There are two issues to fix:

  1. POSSIBLE_SHAPE_LIST = [1, 2, 4, 8, 16, 32, 64, 128, 256] is only listing the possible values that represent subarrays, but it does not list all possible values for the first element in a shape representation, i.e. the number of atomic values that are not in a nested array. This number does not have to be a power of 2. For instance, the shape for size 28 is [12, 4, 4, 4], which means that there are 3 subarrays of size 4, but also 12 top-level slots. That 12 is not a power of 2, but still needs to be encoded.

  2. code /= 9 will perform a floating point division (unlike in Java).
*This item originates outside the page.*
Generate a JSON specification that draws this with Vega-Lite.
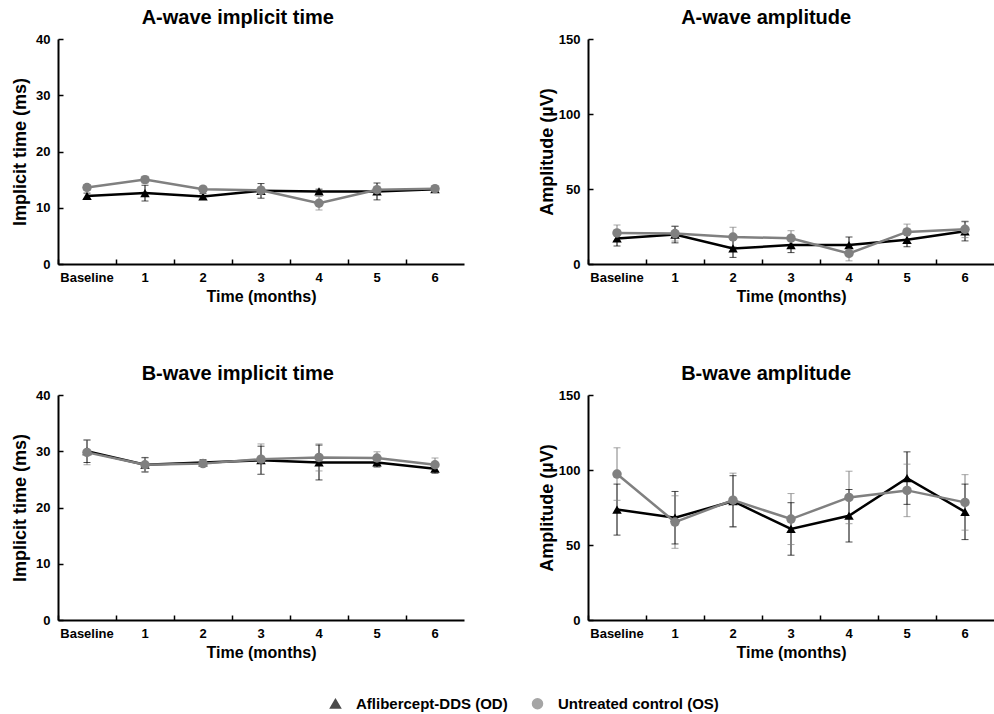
{
  "$schema": "https://vega.github.io/schema/vega-lite/v6.json",
  "background": "white",
  "padding": {"left": 11, "top": 8, "right": 0, "bottom": 0},
  "config": {
    "font": "Liberation Sans",
    "view": {"stroke": null},
    "title": {"fontSize": 20, "fontWeight": "bold", "color": "black", "offset": 5, "font": "Liberation Sans", "frame": "bounds"},
    "axis": {"domainColor": "black", "domainWidth": 2, "tickColor": "black", "tickWidth": 1.5, "grid": false, "labelColor": "black", "labelFontWeight": "bold", "labelFontSize": 13, "titleColor": "black", "titleFontWeight": "bold", "labelFont": "Liberation Sans", "titleFont": "Liberation Sans"},
    "axisX": {"titleFontSize": 16, "tickSize": -5, "labelPadding": 12, "titlePadding": 4, "labelAngle": 0},
    "axisY": {"titleFontSize": 18, "tickSize": -5, "labelPadding": 13, "titlePadding": 6},
    "legend": {"labelFontSize": 15, "labelFontWeight": "bold", "labelColor": "black", "labelFont": "Liberation Sans", "titleFontSize": 15, "labelLimit": 400}
  },
  "datasets": {
    "erg": [
      {"panel": "A1", "group": "Aflibercept-DDS (OD)", "time": "Baseline", "v": 12.1, "lo": 11.6, "hi": 12.6},
      {"panel": "A1", "group": "Aflibercept-DDS (OD)", "time": "1", "v": 12.6, "lo": 11.2, "hi": 14.0},
      {"panel": "A1", "group": "Aflibercept-DDS (OD)", "time": "2", "v": 12.0, "lo": 11.5, "hi": 12.5},
      {"panel": "A1", "group": "Aflibercept-DDS (OD)", "time": "3", "v": 13.0, "lo": 11.7, "hi": 14.3},
      {"panel": "A1", "group": "Aflibercept-DDS (OD)", "time": "4", "v": 12.9, "lo": 12.5, "hi": 13.3},
      {"panel": "A1", "group": "Aflibercept-DDS (OD)", "time": "5", "v": 12.9, "lo": 11.4, "hi": 14.4},
      {"panel": "A1", "group": "Aflibercept-DDS (OD)", "time": "6", "v": 13.3, "lo": 12.8, "hi": 13.8},
      {"panel": "A1", "group": "Untreated control (OS)", "time": "Baseline", "v": 13.6, "lo": 13.1, "hi": 14.1},
      {"panel": "A1", "group": "Untreated control (OS)", "time": "1", "v": 15.0, "lo": 14.4, "hi": 15.6},
      {"panel": "A1", "group": "Untreated control (OS)", "time": "2", "v": 13.3, "lo": 12.9, "hi": 13.7},
      {"panel": "A1", "group": "Untreated control (OS)", "time": "3", "v": 13.1, "lo": 12.5, "hi": 13.7},
      {"panel": "A1", "group": "Untreated control (OS)", "time": "4", "v": 10.8, "lo": 9.6, "hi": 12.0},
      {"panel": "A1", "group": "Untreated control (OS)", "time": "5", "v": 13.2, "lo": 12.6, "hi": 13.8},
      {"panel": "A1", "group": "Untreated control (OS)", "time": "6", "v": 13.4, "lo": 13.0, "hi": 13.8},

      {"panel": "A2", "group": "Aflibercept-DDS (OD)", "time": "Baseline", "v": 17.0, "lo": 12.0, "hi": 22.0},
      {"panel": "A2", "group": "Aflibercept-DDS (OD)", "time": "1", "v": 19.6, "lo": 14.1, "hi": 25.1},
      {"panel": "A2", "group": "Aflibercept-DDS (OD)", "time": "2", "v": 10.4, "lo": 4.4, "hi": 16.4},
      {"panel": "A2", "group": "Aflibercept-DDS (OD)", "time": "3", "v": 12.6, "lo": 7.6, "hi": 17.6},
      {"panel": "A2", "group": "Aflibercept-DDS (OD)", "time": "4", "v": 12.6, "lo": 7.2, "hi": 18.0},
      {"panel": "A2", "group": "Aflibercept-DDS (OD)", "time": "5", "v": 16.1, "lo": 11.5, "hi": 20.7},
      {"panel": "A2", "group": "Aflibercept-DDS (OD)", "time": "6", "v": 21.8, "lo": 15.4, "hi": 28.2},
      {"panel": "A2", "group": "Untreated control (OS)", "time": "Baseline", "v": 20.7, "lo": 15.4, "hi": 26.0},
      {"panel": "A2", "group": "Untreated control (OS)", "time": "1", "v": 20.3, "lo": 15.3, "hi": 25.3},
      {"panel": "A2", "group": "Untreated control (OS)", "time": "2", "v": 18.0, "lo": 11.5, "hi": 24.5},
      {"panel": "A2", "group": "Untreated control (OS)", "time": "3", "v": 17.2, "lo": 12.2, "hi": 22.2},
      {"panel": "A2", "group": "Untreated control (OS)", "time": "4", "v": 7.1, "lo": 2.1, "hi": 12.1},
      {"panel": "A2", "group": "Untreated control (OS)", "time": "5", "v": 21.4, "lo": 16.2, "hi": 26.6},
      {"panel": "A2", "group": "Untreated control (OS)", "time": "6", "v": 23.1, "lo": 17.6, "hi": 28.6},

      {"panel": "B1", "group": "Aflibercept-DDS (OD)", "time": "Baseline", "v": 30.0, "lo": 28.0, "hi": 32.0},
      {"panel": "B1", "group": "Aflibercept-DDS (OD)", "time": "1", "v": 27.6, "lo": 26.3, "hi": 28.9},
      {"panel": "B1", "group": "Aflibercept-DDS (OD)", "time": "2", "v": 28.0, "lo": 27.5, "hi": 28.5},
      {"panel": "B1", "group": "Aflibercept-DDS (OD)", "time": "3", "v": 28.4, "lo": 25.9, "hi": 30.9},
      {"panel": "B1", "group": "Aflibercept-DDS (OD)", "time": "4", "v": 28.0, "lo": 24.9, "hi": 31.1},
      {"panel": "B1", "group": "Aflibercept-DDS (OD)", "time": "5", "v": 28.0, "lo": 27.2, "hi": 28.8},
      {"panel": "B1", "group": "Aflibercept-DDS (OD)", "time": "6", "v": 26.9, "lo": 26.1, "hi": 27.7},
      {"panel": "B1", "group": "Untreated control (OS)", "time": "Baseline", "v": 29.8, "lo": 27.6, "hi": 32.0},
      {"panel": "B1", "group": "Untreated control (OS)", "time": "1", "v": 27.6, "lo": 26.4, "hi": 28.8},
      {"panel": "B1", "group": "Untreated control (OS)", "time": "2", "v": 27.8, "lo": 27.4, "hi": 28.2},
      {"panel": "B1", "group": "Untreated control (OS)", "time": "3", "v": 28.6, "lo": 25.9, "hi": 31.3},
      {"panel": "B1", "group": "Untreated control (OS)", "time": "4", "v": 28.9, "lo": 26.5, "hi": 31.3},
      {"panel": "B1", "group": "Untreated control (OS)", "time": "5", "v": 28.8, "lo": 27.7, "hi": 29.9},
      {"panel": "B1", "group": "Untreated control (OS)", "time": "6", "v": 27.6, "lo": 26.4, "hi": 28.8},

      {"panel": "B2", "group": "Aflibercept-DDS (OD)", "time": "Baseline", "v": 73.6, "lo": 56.6, "hi": 90.6},
      {"panel": "B2", "group": "Aflibercept-DDS (OD)", "time": "1", "v": 68.2, "lo": 50.7, "hi": 85.7},
      {"panel": "B2", "group": "Aflibercept-DDS (OD)", "time": "2", "v": 79.2, "lo": 62.2, "hi": 96.2},
      {"panel": "B2", "group": "Aflibercept-DDS (OD)", "time": "3", "v": 60.7, "lo": 43.2, "hi": 78.2},
      {"panel": "B2", "group": "Aflibercept-DDS (OD)", "time": "4", "v": 69.5, "lo": 52.0, "hi": 87.0},
      {"panel": "B2", "group": "Aflibercept-DDS (OD)", "time": "5", "v": 94.6, "lo": 77.1, "hi": 112.1},
      {"panel": "B2", "group": "Aflibercept-DDS (OD)", "time": "6", "v": 72.1, "lo": 53.6, "hi": 90.6},
      {"panel": "B2", "group": "Untreated control (OS)", "time": "Baseline", "v": 97.3, "lo": 79.8, "hi": 114.8},
      {"panel": "B2", "group": "Untreated control (OS)", "time": "1", "v": 65.3, "lo": 47.8, "hi": 82.8},
      {"panel": "B2", "group": "Untreated control (OS)", "time": "2", "v": 79.9, "lo": 61.9, "hi": 97.9},
      {"panel": "B2", "group": "Untreated control (OS)", "time": "3", "v": 67.3, "lo": 50.3, "hi": 84.3},
      {"panel": "B2", "group": "Untreated control (OS)", "time": "4", "v": 81.7, "lo": 64.2, "hi": 99.2},
      {"panel": "B2", "group": "Untreated control (OS)", "time": "5", "v": 86.4, "lo": 68.9, "hi": 103.9},
      {"panel": "B2", "group": "Untreated control (OS)", "time": "6", "v": 78.4, "lo": 59.9, "hi": 96.9}
    ]
  },
  "data": {"name": "erg"},
  "resolve": {"scale": {"color": "shared", "shape": "shared"}},
  "spacing": 60,
  "vconcat": [
    {
      "spacing": 74,
      "hconcat": [
        {
          "width": 406, "height": 225,
          "title": "A-wave implicit time",
          "transform": [{"filter": "datum.panel === 'A1'"}],
          "encoding": {
            "x": {"field": "time", "type": "ordinal", "sort": ["Baseline", "1", "2", "3", "4", "5", "6"], "scale": {"type": "band", "paddingInner": 0, "paddingOuter": 0}, "axis": {"title": "Time (months)", "bandPosition": 0}},
            "color": {"field": "group", "type": "nominal", "scale": {"domain": ["Aflibercept-DDS (OD)", "Untreated control (OS)"], "range": ["#000000", "#808080"]},
              "legend": {"title": " ", "titleOrient": "left", "titlePadding": 270, "orient": "bottom", "offset": 36, "direction": "horizontal", "symbolSize": 100, "labelOffset": 13, "columnPadding": 21}}
          },
          "layer": [
            {"mark": {"type": "rule", "strokeWidth": 1}, "encoding": {"y": {"field": "lo", "type": "quantitative", "scale": {"domain": [0, 40], "nice": false}, "axis": {"title": "Implicit time (ms)", "values": [0, 10, 20, 30, 40]}}, "y2": {"field": "hi"}}},
            {"mark": {"type": "tick", "size": 7, "thickness": 1}, "encoding": {"y": {"field": "lo", "type": "quantitative"}}},
            {"mark": {"type": "tick", "size": 7, "thickness": 1}, "encoding": {"y": {"field": "hi", "type": "quantitative"}}},
            {"mark": {"type": "line", "strokeWidth": 2.5}, "encoding": {"y": {"field": "v", "type": "quantitative"}}},
            {"mark": {"type": "point", "filled": true, "opacity": 1, "size": 90}, "encoding": {"y": {"field": "v", "type": "quantitative"}, "shape": {"field": "group", "type": "nominal", "scale": {"domain": ["Aflibercept-DDS (OD)", "Untreated control (OS)"], "range": ["triangle-up", "circle"]},
              "legend": {"title": " ", "titleOrient": "left", "titlePadding": 270, "orient": "bottom", "offset": 36, "direction": "horizontal", "symbolSize": 100, "labelOffset": 13, "columnPadding": 21}}}}
          ]
        },
        {
          "width": 406, "height": 225,
          "title": "A-wave amplitude",
          "transform": [{"filter": "datum.panel === 'A2'"}],
          "encoding": {
            "x": {"field": "time", "type": "ordinal", "sort": ["Baseline", "1", "2", "3", "4", "5", "6"], "scale": {"type": "band", "paddingInner": 0, "paddingOuter": 0}, "axis": {"title": "Time (months)", "bandPosition": 0}},
            "color": {"field": "group", "type": "nominal", "legend": null}
          },
          "layer": [
            {"mark": {"type": "rule", "strokeWidth": 1}, "encoding": {"y": {"field": "lo", "type": "quantitative", "scale": {"domain": [0, 150], "nice": false}, "axis": {"title": "Amplitude (µV)", "values": [0, 50, 100, 150], "titlePadding": 2}}, "y2": {"field": "hi"}}},
            {"mark": {"type": "tick", "size": 7, "thickness": 1}, "encoding": {"y": {"field": "lo", "type": "quantitative"}}},
            {"mark": {"type": "tick", "size": 7, "thickness": 1}, "encoding": {"y": {"field": "hi", "type": "quantitative"}}},
            {"mark": {"type": "line", "strokeWidth": 2.5}, "encoding": {"y": {"field": "v", "type": "quantitative"}}},
            {"mark": {"type": "point", "filled": true, "opacity": 1, "size": 90}, "encoding": {"y": {"field": "v", "type": "quantitative"}, "shape": {"field": "group", "type": "nominal", "legend": null}}}
          ]
        }
      ]
    },
    {
      "spacing": 74,
      "hconcat": [
        {
          "width": 406, "height": 225,
          "title": "B-wave implicit time",
          "transform": [{"filter": "datum.panel === 'B1'"}],
          "encoding": {
            "x": {"field": "time", "type": "ordinal", "sort": ["Baseline", "1", "2", "3", "4", "5", "6"], "scale": {"type": "band", "paddingInner": 0, "paddingOuter": 0}, "axis": {"title": "Time (months)", "bandPosition": 0}},
            "color": {"field": "group", "type": "nominal", "legend": null}
          },
          "layer": [
            {"mark": {"type": "rule", "strokeWidth": 1}, "encoding": {"y": {"field": "lo", "type": "quantitative", "scale": {"domain": [0, 40], "nice": false}, "axis": {"title": "Implicit time (ms)", "values": [0, 10, 20, 30, 40]}}, "y2": {"field": "hi"}}},
            {"mark": {"type": "tick", "size": 7, "thickness": 1}, "encoding": {"y": {"field": "lo", "type": "quantitative"}}},
            {"mark": {"type": "tick", "size": 7, "thickness": 1}, "encoding": {"y": {"field": "hi", "type": "quantitative"}}},
            {"mark": {"type": "line", "strokeWidth": 2.5}, "encoding": {"y": {"field": "v", "type": "quantitative"}}},
            {"mark": {"type": "point", "filled": true, "opacity": 1, "size": 90}, "encoding": {"y": {"field": "v", "type": "quantitative"}, "shape": {"field": "group", "type": "nominal", "legend": null}}}
          ]
        },
        {
          "width": 406, "height": 225,
          "title": "B-wave amplitude",
          "transform": [{"filter": "datum.panel === 'B2'"}],
          "encoding": {
            "x": {"field": "time", "type": "ordinal", "sort": ["Baseline", "1", "2", "3", "4", "5", "6"], "scale": {"type": "band", "paddingInner": 0, "paddingOuter": 0}, "axis": {"title": "Time (months)", "bandPosition": 0}},
            "color": {"field": "group", "type": "nominal", "legend": null}
          },
          "layer": [
            {"mark": {"type": "rule", "strokeWidth": 1}, "encoding": {"y": {"field": "lo", "type": "quantitative", "scale": {"domain": [0, 150], "nice": false}, "axis": {"title": "Amplitude (µV)", "values": [0, 50, 100, 150], "titlePadding": 2}}, "y2": {"field": "hi"}}},
            {"mark": {"type": "tick", "size": 7, "thickness": 1}, "encoding": {"y": {"field": "lo", "type": "quantitative"}}},
            {"mark": {"type": "tick", "size": 7, "thickness": 1}, "encoding": {"y": {"field": "hi", "type": "quantitative"}}},
            {"mark": {"type": "line", "strokeWidth": 2.5}, "encoding": {"y": {"field": "v", "type": "quantitative"}}},
            {"mark": {"type": "point", "filled": true, "opacity": 1, "size": 90}, "encoding": {"y": {"field": "v", "type": "quantitative"}, "shape": {"field": "group", "type": "nominal", "legend": null}}}
          ]
        }
      ]
    }
  ]
}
And also, that 9 should not be hardcoded since you have a constant for it.

    So write: code = Math.floor(code / POSSIBLE_SHAPE_LIST.length)

For resolving the first issue, I would propose to split the collect functionality into steps:

  1. Collect all the shapes without encoding them
  2. Collect the distinct numbers that are used in those shapes and assign that to POSSIBLE_SHAPE_LIST
  3. Perform the encoding of those shapes.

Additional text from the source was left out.